The CNN report recorded three instances between 2018 and June of 2019 in which Trump “joked” about refusing to leave office. Only one president in United States history has served more than two complete terms. That was Franklin Delano Roosevelt, who was elected to four terms starting in 1932. Roosevelt died just three months into his fourth term, however.
Following his death, the long-standing tradition that limits presidents to no more than two, four-year terms was added to the Constitution in the form of the 22nd Amendment.
Speaking to the Israeli American Council, Trump told the audience of about 4,300 that he often hears claims in the media that he will refuse to step down after what he assumed would be a second term, in 2024.
“So now we have to start thinking about that, because it’s not a bad idea,” Trump told the crowd, as quoted by The Times of Israel .
The paper reported that the crowd responded to Trump’s comment with a chant of “12 more years!”
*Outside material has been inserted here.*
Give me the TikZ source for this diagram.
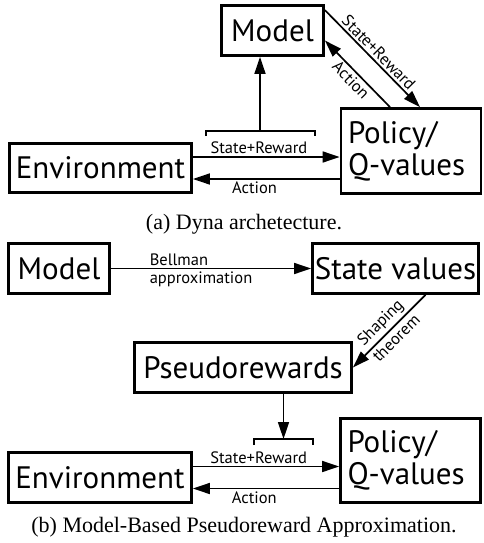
\documentclass[tikz,border=0pt]{standalone}
\usepackage{fontspec}
\setmainfont{Liberation Serif}
\setsansfont{PT Sans}
\usetikzlibrary{arrows.meta, positioning, calc}

\begin{document}
\begin{tikzpicture}[x=1pt, y=-1pt, >={Triangle[length=17pt, width=11pt]}]
        \tikzstyle{block} = [rectangle, draw, line width=2.8pt, minimum height=50pt, inner sep=0pt, font=\sffamily\fontsize{31}{32}\selectfont]
        \tikzstyle{policy} = [block, align=left, text width=126pt, inner xsep=7pt]
        \tikzstyle{flow} = [draw, ->, line width=1.7pt]
        \tikzstyle{lbl} = [font=\sffamily\fontsize{16.5}{17}\selectfont, inner sep=2pt]
        \tikzstyle{caption} = [font=\rmfamily\fontsize{22}{24}\selectfont]
        \tikzstyle{brace} = [draw, line width=1.5pt]

        \useasboundingbox (0,0) rectangle (483,543);

        \node [block, minimum width=102pt] (model) at (272.5,30.5) {Model};
        \node [block, minimum width=182pt, minimum height=49pt] (env) at (100.5,168) {Environment};
        \node [policy, minimum height=85pt] (policy) at (411,151) {Policy/\\Q-values};
        \node [caption] (capa) at (244,224) {(a) Dyna archetecture.};
        \coordinate (bra) at (260,131);

        \path [brace] ([xshift=-54pt,yshift=-5pt]bra) -- ([xshift=-54pt]bra) -- ([xshift=55pt]bra) -- ([xshift=55pt,yshift=-5pt]bra);
        \path [flow] ([yshift=11pt]env.east) -- node [lbl, above, pos=0.45] {State+Reward} ([yshift=11pt]env.east -| policy.west);
        \path [flow] ([yshift=-11pt]env.east -| policy.west) -- node [lbl, below, pos=0.58] {Action} ([yshift=-11pt]env.east);
        \path [flow] (bra) -- (bra |- model.south);
        \path [flow] ([yshift=-6pt]model.north east) -- node [lbl, sloped, above] {State+Reward} ([xshift=9pt]policy.north);
        \path [flow] ([xshift=-21pt]policy.north) -- node [lbl, sloped, below] {Action} ([yshift=-10pt]model.east);

        \node [block, minimum width=101pt] (model2) at (59,268.5) {Model};
        \node [block, minimum width=166pt] (values) at (395.5,268.5) {State values};
        \node [block, minimum width=217pt] (pseudo) at (243,367.5) {Pseudorewards};
        \node [block, minimum width=183pt] (env2) at (100,477.5) {Environment};
        \node [policy, minimum height=84pt] (policy2) at (410.5,460.5) {Policy/\\Q-values};
        \node [caption] (capb) at (244,527) {(b) Model-Based Pseudoreward Approximation.};
        \coordinate (brb) at (283.5,439);

        \path [flow] (model2) -- node [lbl, pos=0.18, anchor=south west] {Bellman} node [lbl, pos=0.18, anchor=north west] {approximation} (values);
        \path [flow] ([xshift=30pt]values.south) -- node [lbl, sloped, above, inner sep=3pt] {Shaping} node [lbl, sloped, below, inner sep=3pt] {theorem} (pseudo.east);
        \path [brace] ([xshift=-29.5pt,yshift=-6pt]brb) -- ([xshift=-29.5pt]brb) -- ([xshift=29.5pt]brb) -- ([xshift=29.5pt,yshift=-6pt]brb);
        \path [flow] (pseudo.south -| brb) -- (brb);
        \path [flow] ([yshift=11pt]env2.east) -- node [lbl, above, pos=0.45] {State+Reward} ([yshift=11pt]env2.east -| policy2.west);
        \path [flow] ([yshift=-11pt]env2.east -| policy2.west) -- node [lbl, below, pos=0.58] {Action} ([yshift=-11pt]env2.east);
    \end{tikzpicture}
\end{document}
Watch Trump make the comments about remaining in office in the video below, courtesy of NBC News.
Experts have warned that Trump, despite claiming that he is simply trying to annoy the media with his talk of defying the Constitution and remaining in the White House after he is legally required to step down, may be masking serious intentions in the form of humor.
Most recently, former CIA psychological profiling specialist Jerrold Post said that his analysis of Trump’s personality traits reveal a “real hazard” that Trump will simply try to cling to power beyond the end of his term.
Earlier, former National Security Council official Joshua Geltzer, currently a law professor at Georgetown University, warned in an interview that if Trump does indeed refuse to leave office — in the event that he loses the 2020 presidential election — there have been no measures taken by Congress, the military, or any other Constitutional institution that could stop Trump’s coup.
In an essay for The Atlantic , writer Peter Nicholas also warned that “Trump thinks of himself as the state,” and as a result, would view any attempt to remove him from the White House — even through the results of an election defeat — as treason against the country.
“That a president won’t step aside when the time comes has always been unthinkable,” Nicholas wrote. “Now it’s a question that’s openly debated — and will take on new urgency in the year ahead.”